Il s'agit donc précisément d'une demande formelle exprimant un ras-le-bol général. Reste à connaitre les arguments avancés. La goutte d'eau qui a fait déborder le vase réside dans le dernier texte qui a été soumis aux OPJ, la loi du 03 Juin 2016, dite "renforçant la lutte contre le crime organisé, le terrorisme et leur financement, et améliorant l'efficacité et les garanties de la procédure pénale"

Au sein de ce texte, apparaissent de nouvelles obligations pour les Officiers de Police Judiciaire: laisser la personne gardée à vue s'entretenir avec un proche durant 30 minutes, ou encore lui imposant la présence de l'avocat au cours d'une présentation de suspect à témoin. Clairement, pour les OPJ, il s'agit, une fois encore, d'alourdir la garde à vue, la procédure pénale, alors même que le gouvernement proposait, il y a douze mois environ, de la simplifier. A ceux qui objecteraient qu'il ne s'agit que de "deux lignes" de plus dans une procédure, il convient de préciser que ces deux lignes sont surtout la traduction de faits. Prenons l'exemple de l'avocat qui doit désormais être présent lorsqu'il y a une représentation de mis en cause à témoin ou victime; concrètement, on présente, derrière une glace sans tain, des suspects aux victimes qui vont, ou pas, les reconnaître comme auteurs du crime ou délit dont ils ont été victime ou témoin. Il s'agit donc, pour l'OPJ, d'appeler l'avocat, et de convenir d'un rendez-vous. Et ce n'est pas toujours aisé que de convenir d'un rendez-vous, l'avocat ayant peut-être, d'autres choses à faire; étant précisé qu'il est déjà parfois compliqué de pouvoir organiser cela avec les témoins ou victimes.

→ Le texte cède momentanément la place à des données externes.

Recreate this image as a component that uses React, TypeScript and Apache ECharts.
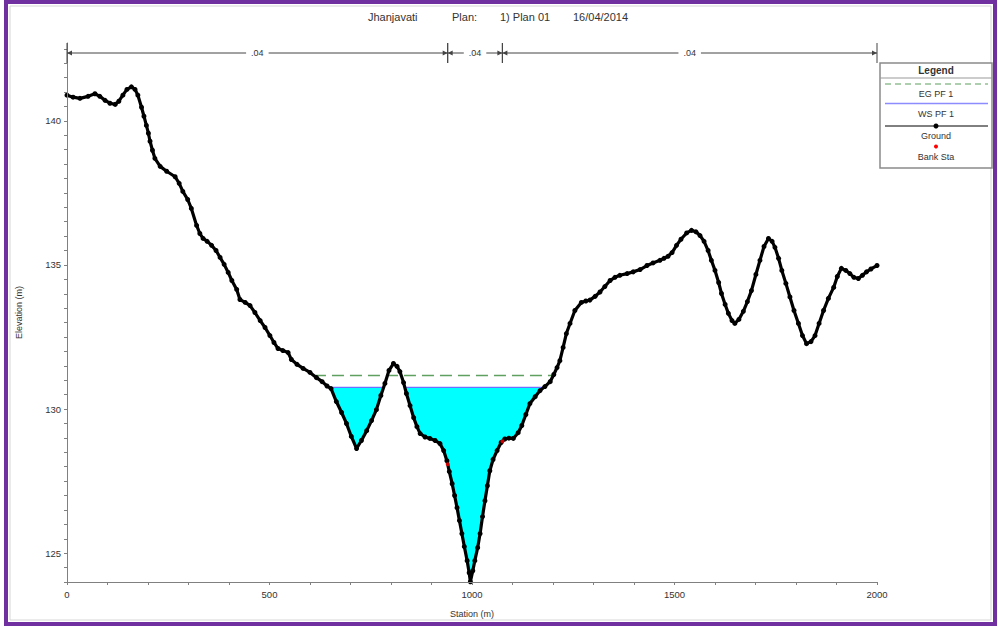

Comme je l'ai dit, il s'agit d'une goutte d'eau. C'est en fait, une problématique bien plus large. Aujourd'hui, personne ne peut le nier, les procédures deviennent de plus en plus lourdes; à la fois, mais aussi, de plus en plus techniques, nécessitant de passer plus de temps à l'enquête. Alors qu'au final, le nombre d'enquêteurs, lui, n'augmente pas.

Très clairement, il faut comprendre que c'est la qualité des procédures et, dès lors, des suites qui leurs sont données, qui en pâtissent. Tout comme les conditions de travail de ceux qui, à ce jour, travaillent dans les services dédiés au judiciaire. Qui, bien souvent, travaillent bien plus que leurs 35 heures. Parce qu'ils aiment ce qu'ils font, et qu'ils se font un devoir de tout faire pour résoudre les énigmes qui leurs sont confiées au travers des enquêtes qui leurs sont soumises. L'objectif étant, en général, d'arriver, en bout de course, à présenter un auteur, avec des éléments, au magistrat qui sera chargé de statuer des suites à donner. Il faut bien comprendre que, d'une manière générale, dans un commissariat, l'OPJ veut avoir à gérer plusieurs procédures de front: une procédure d'alcoolémie, un usager ou trafiquant de stupéfiants, un accident mortel de la circulation ou des violences... le tout avec plusieurs garde à vue, ce qui nécessite des temps de recherche et d'investigations, d'identification, des sorties pour, par exemple, des perquisitions, des auditions de mis en cause... bref, une organisation désormais très diffcilement tenable. C'est devenu ingérable.

Il semblerait qu'à ce jour, plus de mille OPJ aient adressé leurs rapports. Quelles seront les suites données? Suite au prochain épisode. Ils sont, par exemple, environ 400 à Lyon, ou encore 70% dans le sud-ouest, ou 56 sur le seul 1er District de Police Judiciaire de Paris. Mais le mouvement s'étend, semaine après semaine, sur l'ensemble des services d'investigation en France.

En ce qui me concerne, et à titre personnel, ce rapport sera transmis à ma hiérarchie dans les tous prochains jours. Mon rapport commencera ainsi: "j'ai l'honneur de solliciter le retrait de mon habilitation d'Officier de Police Judiciaire".